88. That said, the Court reiterates that its power to review compliance with domestic law is limited. It is in the first place for the national authorities, notably the courts, to interpret and apply domestic law, even in those fields where the Convention “incorporates” the rules of that law, since the national authorities are, in the nature of things, particularly qualified to settle the issues arising in this connection (see Radomilja and Others v. Croatia [GC], nos. 37685/10 and 22768/12, § 149, 20 March 2018). That is why in any legal system in which fundamental rights are protected by the Constitution and the law, it is incumbent on the aggrieved individual to test the extent of that protection and allow the domestic courts to apply those rights and, where appropriate, develop them in exercising their power of interpretation (see Gherghina v. Romania [GC] (dec.), no. 42219/07, § 101, 9 July 2015).
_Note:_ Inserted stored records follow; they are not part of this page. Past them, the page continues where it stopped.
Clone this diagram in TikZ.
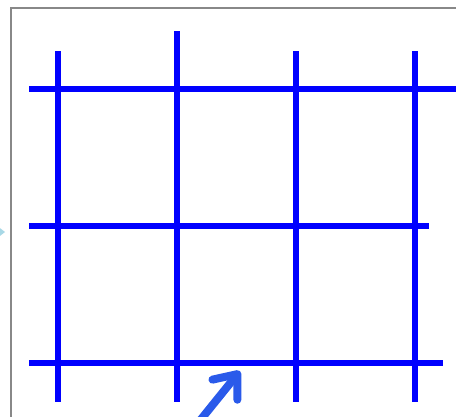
\documentclass[tikz,border=0pt]{standalone}
\usetikzlibrary{arrows.meta}
\definecolor{gridblue}{HTML}{0000FF}
\definecolor{arrowblue}{HTML}{2A5AEA}
\definecolor{framegray}{HTML}{888888}
\definecolor{tipcyan}{HTML}{A8D8E6}
\tikzset{
  gridline/.style={draw=gridblue, line width=5.8pt},
  framebox/.style={draw=framegray, line width=2pt},
  pointer/.style={draw=arrowblue, line width=8pt, line cap=round,
    -{Straight Barb[length=20pt, width=32pt, round]}},
}
\begin{document}
\begin{tikzpicture}[x=1pt, y=-1pt]
\useasboundingbox (0,0) rectangle (456,416);
\clip (0,0) rectangle (456,416);
\fill[white] (0,0) rectangle (456,416);
% frame
\draw[framebox] (11,8) rectangle (480,440);
% cyan tip at left
\fill[tipcyan] (-4,225) -- (5,232) -- (-4,239) -- cycle;
% vertical lines
\draw[gridline] (58,51) -- (58,402);
\draw[gridline] (177,31) -- (177,402);
\draw[gridline] (296,51) -- (296,402);
\draw[gridline] (415,51) -- (415,402);
% horizontal lines
\draw[gridline] (29,89) -- (470,89);
\draw[gridline] (29,226) -- (429,226);
\draw[gridline] (29,363) -- (443,363);
% arrow
\coordinate (tail) at (194,428);
\coordinate (tip) at (240,371);
\draw[pointer] (tail) -- (tip);
\end{tikzpicture}
\end{document}
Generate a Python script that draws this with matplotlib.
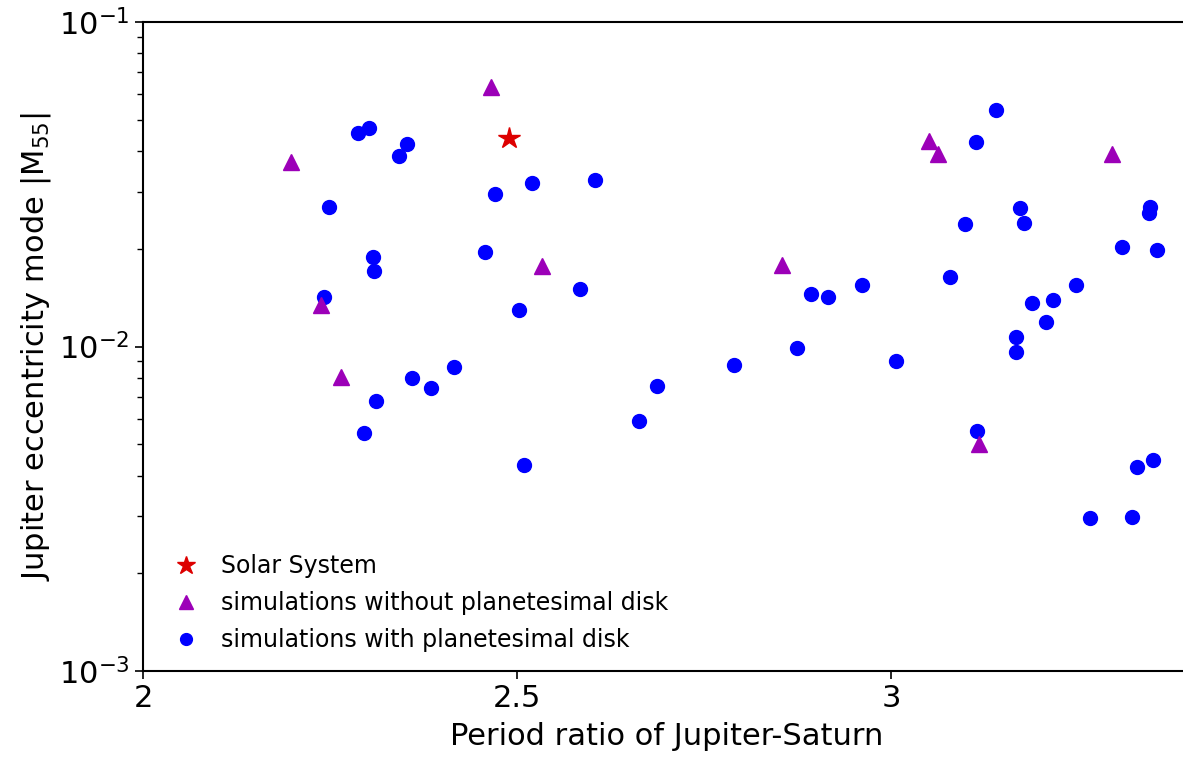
import numpy as np
import matplotlib
matplotlib.use('Agg')
from matplotlib import pyplot as plt

# Solar System
sun_x = [2.4897]
sun_y = [0.04382]

# simulations without planetesimal disk
nodisk_x = [2.1979, 2.2384, 2.2651, 2.4652, 2.5338, 2.8543, 3.0504, 3.0624, 3.1176, 3.2959]
nodisk_y = [0.03694, 0.01342, 0.00807, 0.0629, 0.0177, 0.01779, 0.04299, 0.03912, 0.004995, 0.03920]

# simulations with planetesimal disk
disk_x = [2.2878, 2.3017, 2.3533, 2.3418, 2.2487, 2.4710, 2.5205, 2.6047, 2.3075, 2.3092,
          2.4572, 2.2420, 2.5031, 2.5842, 2.8926, 2.9154, 2.9616, 2.8747, 3.1408, 3.1136,
          3.1721, 3.1782, 3.0985, 3.3463, 3.3453, 3.3092, 3.3552, 3.0789, 3.2477, 3.1885,
          3.2170, 3.2068, 3.1675, 3.1675, 3.0063, 2.3115, 2.2951, 2.3592, 2.3854, 2.4154,
          2.5096, 2.6627, 2.6868, 2.7897, 3.1154, 3.3507, 3.3285, 3.2660, 3.3222]
disk_y = [0.04558, 0.04712, 0.04208, 0.03865, 0.02685, 0.02957, 0.03196, 0.03258, 0.01883, 0.01713,
          0.01960, 0.01418, 0.01296, 0.01504, 0.01449, 0.01418, 0.01544, 0.00987, 0.05366, 0.04259,
          0.02672, 0.02397, 0.02390, 0.02682, 0.02570, 0.02026, 0.01979, 0.01637, 0.01547, 0.01365,
          0.01391, 0.01190, 0.01072, 0.00964, 0.00900, 0.00681, 0.00541, 0.00801, 0.00743, 0.00867,
          0.00431, 0.00589, 0.00757, 0.00877, 0.00549, 0.00447, 0.00424, 0.00296, 0.00298]

fig = plt.figure(figsize=(11.83, 7.62), dpi=100)
ax = fig.add_axes([0.1209, 0.1194, 0.8852, 0.8517])

ax.plot(sun_x, sun_y, linestyle='none', marker='*', color='#dd0000',
        markersize=16, label='Solar System', zorder=4)
ax.plot(nodisk_x, nodisk_y, linestyle='none', marker='^', color='#9c00b8',
        markersize=12, label='simulations without planetesimal disk', zorder=3)
ax.plot(disk_x, disk_y, linestyle='none', marker='o', color='#0000ff',
        markersize=10, label='simulations with planetesimal disk', zorder=2)

ax.set_yscale('log')
ax.set_xlim(2, 3.4)
ax.set_ylim(1e-3, 1e-1)
ax.set_xticks([2, 2.5, 3])
ax.set_xticklabels(['2', '2.5', '3'])

ax.tick_params(axis='both', which='major', labelsize=22, length=6, width=1.2)
ax.tick_params(axis='y', which='minor', length=4, width=1)
for s in ax.spines.values():
    s.set_linewidth(1.5)

ax.set_xlabel('Period ratio of Jupiter-Saturn', fontsize=22, labelpad=6)
ax.set_ylabel('Jupiter eccentricity mode |M$_{55}$|', fontsize=22, labelpad=4)

leg = ax.legend(loc='lower left', frameon=False, fontsize=17,
                handletextpad=0.5, borderaxespad=0.4, labelspacing=0.55,
                markerscale=0.85, bbox_to_anchor=(0.0, 0.0))

fig.savefig('out.png', dpi=100)
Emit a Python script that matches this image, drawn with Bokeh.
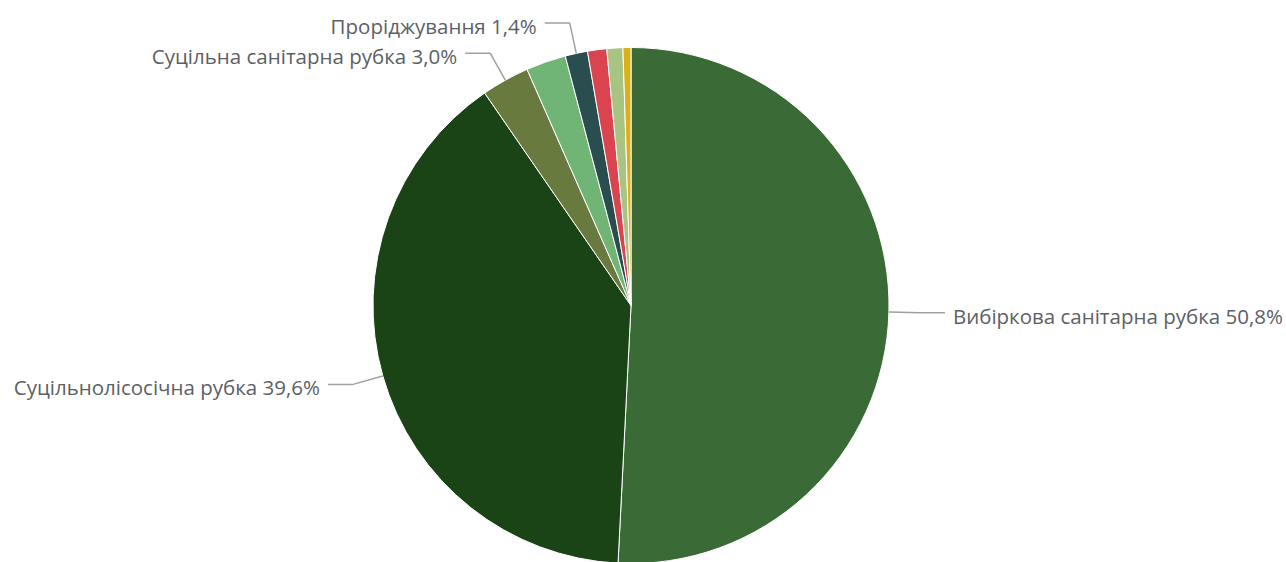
import numpy as np
from bokeh.plotting import figure
from bokeh.models import Range1d, ColumnDataSource
from bokeh.core.properties import value
from bokeh.embed import file_html
from bokeh.resources import INLINE

categories = ["Вибіркова санітарна рубка", "Суцільнолісосічна рубка",
              "Суцільна санітарна рубка", "Категорія 4", "Проріджування",
              "Категорія 6", "Категорія 7", "Категорія 8"]
shares = [50.8, 39.6, 3.0, 2.5, 1.4, 1.2, 1.0, 0.5]
show_label = [True, True, True, False, True, False, False, False]
colors = ["#3a6b37", "#1a4316", "#687a3d", "#70b575", "#2a4d4f",
          "#d9444f", "#a9c482", "#d9b21a"]

W, H = 1286, 562
p = figure(width=W, height=H, output_backend="svg", toolbar_location=None,
           x_range=Range1d(0, W), y_range=Range1d(0, H),
           min_border=0)
p.axis.visible = False
p.grid.visible = False
p.outline_line_color = None
p.background_fill_color = "white"

cx, cy, r = 630.5, 562 - 305, 258.0

vals = np.array(shares, dtype=float)
frac = vals / vals.sum()
cum = np.concatenate([[0], np.cumsum(frac)])
start = np.pi / 2 - 2 * np.pi * cum[:-1]
end = np.pi / 2 - 2 * np.pi * cum[1:]

src = ColumnDataSource(dict(start=start, end=end, color=colors))
p.wedge(x=cx, y=cy, radius=r, start_angle="start", end_angle="end",
        direction="clock", fill_color="color", line_color="white",
        line_width=1, source=src)

lx, ly, tx, ty, align, texts = [], [], [], [], [], []
for i, name in enumerate(categories):
    if not show_label[i]:
        continue
    mid = 2 * np.pi * (cum[i] + cum[i + 1]) / 2  # clockwise from top
    dx, dy = np.sin(mid), np.cos(mid)
    x0, y0 = cx + r * dx, cy + r * dy
    x1, y1 = cx + (r + 31) * dx, cy + (r + 31) * dy
    side = 1 if dx > 0 else -1
    x2 = x1 + side * 25
    lx.append([x0, x1, x2]); ly.append([y0, y1, y1])
    tx.append(x2 + side * 8); ty.append(y1 - 3)
    align.append("left" if side > 0 else "right")
    texts.append(f"{name} {shares[i]:.1f}%".replace(".", ","))

p.multi_line(xs=lx, ys=ly, line_color="#a0a0a0", line_width=1.5)
tsrc = ColumnDataSource(dict(x=tx, y=ty, t=texts, a=align))
p.text(x="x", y="y", text="t", text_align="a", text_baseline="middle",
       text_font=value("Open Sans"), text_font_size="20.5px",
       text_color="#5c5f66", source=tsrc)

open("out.html", "w").write(file_html(p, INLINE))
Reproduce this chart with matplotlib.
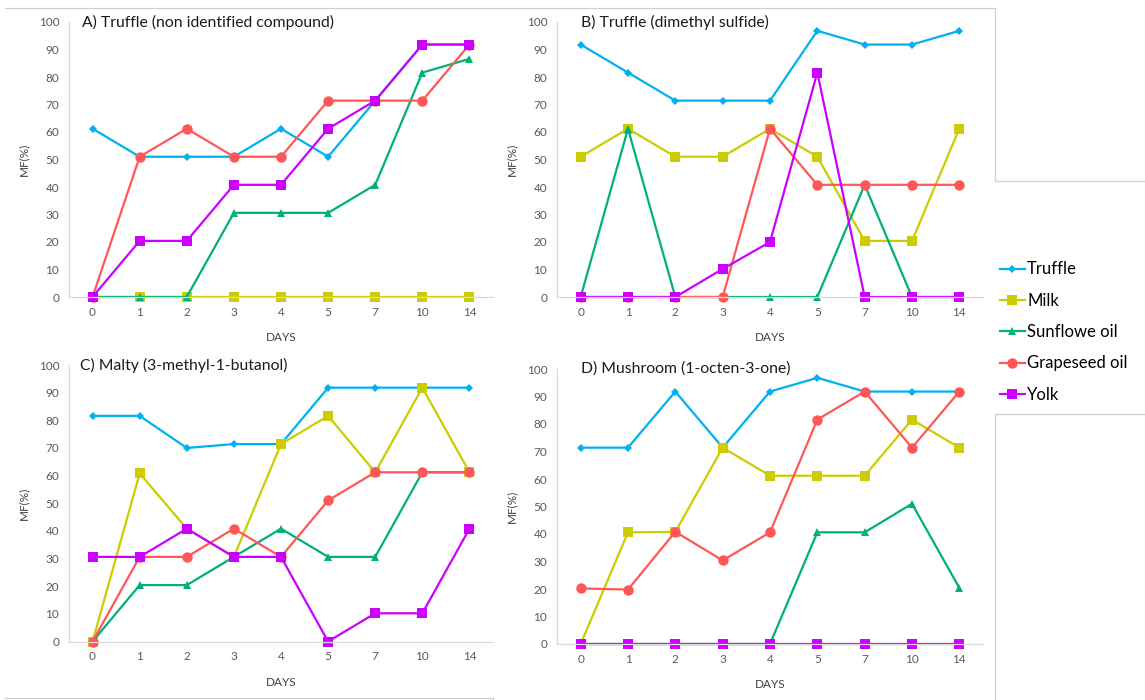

89 . Having regard to the above, the measures and decisions taken during the proceedings before the pre-trial judge in the circumstances of the applicant’s case did not weaken his position to such an extent that subsequent proceedings aimed at determining the merits of his civil claims would have been rendered unfair from the outset.
90. The Court’s findings are without prejudice to the domestic authorities’ actions to set up a domestic legal framework in order to ensure a heightened level of protection compared with the Convention, as regards proceedings before a pre-trial judge (see the remarks made in this respect by the Constitutional Court, resumed in paragraph 43 above – see also, mutatis mutandis , Nicolae Virgiliu Tănase , cited above, § 172).
91. Therefore, there has been no violation of Article 6 § 1 of the Convention.
FOR THESE REASONS, THE COURT, UNANIMOUSLY,
Done in English, and notified in writing on 12 January 2021, pursuant to Rule 77 §§ 2 and 3 of the Rules of Court.